Operational challenges persist, but tech optimism grows
Despite steady performance, survey respondents reported that operational friction continues to weigh on transaction timelines. Legal processes and slow borrower response times were again identified as the primary causes of delays across the market.
However, sentiment toward technology remains positive. Respondents expressed a clear belief that AI and automation will play an increasingly important role in addressing inefficiencies, streamlining processes and improving turnaround times over the coming years.
Development finance appetite builds
While overall demand for bridging finance is expected to remain broadly stable, appetite for development finance continues to grow. Around half of respondents indicated they are increasing exposure on a selective basis, signalling cautious but strengthening optimism about opportunities within this segment of the market.
Adam Tyler, CEO of The Bridging & Development Lenders Association, concluded: “This report comes at an important point in the continued evolution of the bridging and development finance sector.

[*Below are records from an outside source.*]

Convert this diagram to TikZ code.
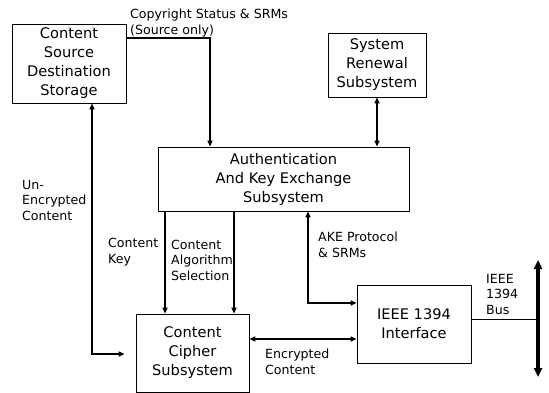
\documentclass[tikz,border=0pt]{standalone}
\usepackage{fontspec}
\setmainfont{DejaVu Sans}
\usetikzlibrary{arrows.meta,positioning,calc}

\begin{document}
\begin{tikzpicture}[
    x=1pt, y=-1pt,
    block/.style={rectangle, draw=black, line width=0.8pt, align=center, inner sep=0pt, font=\fontsize{14.6}{19}\selectfont},
    lbl/.style={anchor=west, align=left, inner sep=0pt, font=\fontsize{12.6}{15.5}\selectfont},
    arr/.style={-{Triangle[length=6pt,width=5pt]}, line width=1.6pt},
    biarr/.style={{Triangle[length=6pt,width=5pt]}-{Triangle[length=6pt,width=5pt]}, line width=1.6pt},
    busarr/.style={{Triangle[length=9pt,width=8pt]}-{Triangle[length=9pt,width=8pt]}, line width=3.2pt}
]
    \useasboundingbox (0,0) rectangle (549,393);

    % Blocks
    \node (csds) [block, minimum width=114pt, minimum height=79pt] at (69,63.5) {Content\\Source\\Destination\\Storage};
    \node (srs) [block, minimum width=98pt, minimum height=64pt] at (377,65) {System\\Renewal\\Subsystem};
    \node (ake) [block, minimum width=251pt, minimum height=64pt] at (283.5,179) {Authentication\\And Key Exchange\\Subsystem};
    \node (ccs) [block, minimum width=113pt, minimum height=78pt] at (192.5,353) {Content\\Cipher\\Subsystem};
    \node (iface) [block, minimum width=114pt, minimum height=78pt] at (414,324) {IEEE 1394\\Interface};

    % Helper coordinates
    \coordinate (cpy) at (210,38);
    \coordinate (uc) at (92,354);
    \coordinate (ck) at (165,0);
    \coordinate (ca) at (234,0);
    \coordinate (ak) at (308,303);
    \coordinate (ec) at (0,339);
    \coordinate (bl) at (0,319);
    \coordinate (bustop) at (538,260);
    \coordinate (busbot) at (538,377);

    % Connectors
    \draw [arr] (csds.east |- cpy) -| (ake.north -| cpy);
    \draw [biarr] (srs.south) -- (ake.north -| srs.south);
    \draw [biarr, shorten >=11pt] (csds.south -| uc) |- (ccs.west |- uc);
    \draw [arr] (ake.south -| ck) -- (ccs.north -| ck);
    \draw [arr] (ake.south -| ca) -- (ccs.north -| ca);
    \draw [biarr] (ake.south -| ak) |- (iface.west |- ak);
    \draw [biarr] (ccs.east |- ec) -- (iface.west |- ec);
    \draw [line width=0.8pt] (iface.east |- bl) -- (bustop |- bl);
    \draw [busarr] (bustop) -- (busbot);

    % Labels
    \node (lcpy) [lbl] at (130,23) {Copyright Status \& SRMs\\(Source only)};
    \node (luc) [lbl] at (22,200) {Un-\\Encrypted\\Content};
    \node (lck) [lbl] at (108,252) {Content\\Key};
    \node (lca) [lbl] at (171,260) {Content\\Algorithm\\Selection};
    \node (lak) [lbl] at (318,245) {AKE Protocol\\\& SRMs};
    \node (lec) [lbl] at (265,362) {Encrypted\\Content};
    \node (lbus) [lbl] at (486,294) {IEEE\\1394\\Bus};
\end{tikzpicture}
\end{document}
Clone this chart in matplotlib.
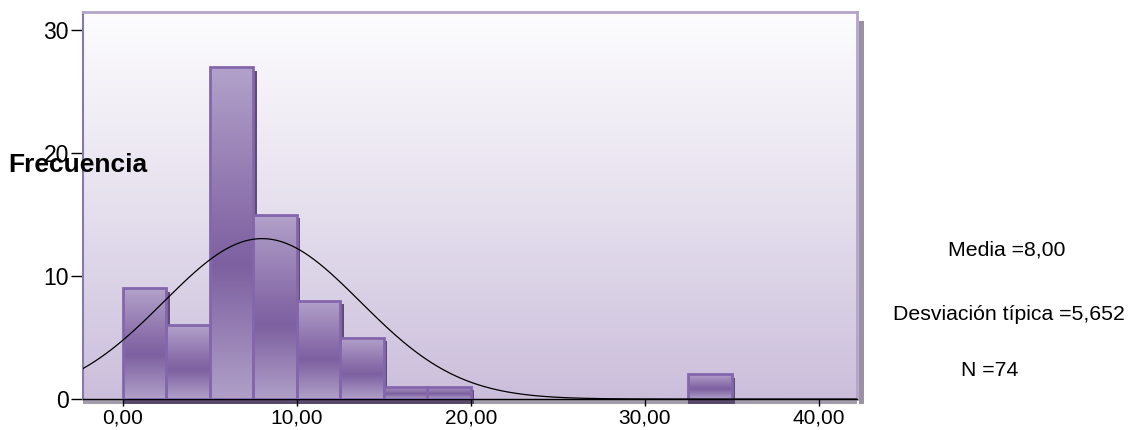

When we first started measuring the bridging market in 2005, the total loan book stood at around £300m. Today, the loan book of BDLA members alone stands at £11.5bn, demonstrating just how far the sector has come.
“Bridging and development finance has evolved from what was once viewed as a niche product into an essential component of the UK property market, supporting investors, developers, brokers and borrowers with flexible funding at critical moments. However, growth of this scale also brings responsibility to all those involved. As the market expands and attracts greater attention from regulators, policymakers, investors and customers, maintaining high standards and providing greater awareness has become more important than ever.”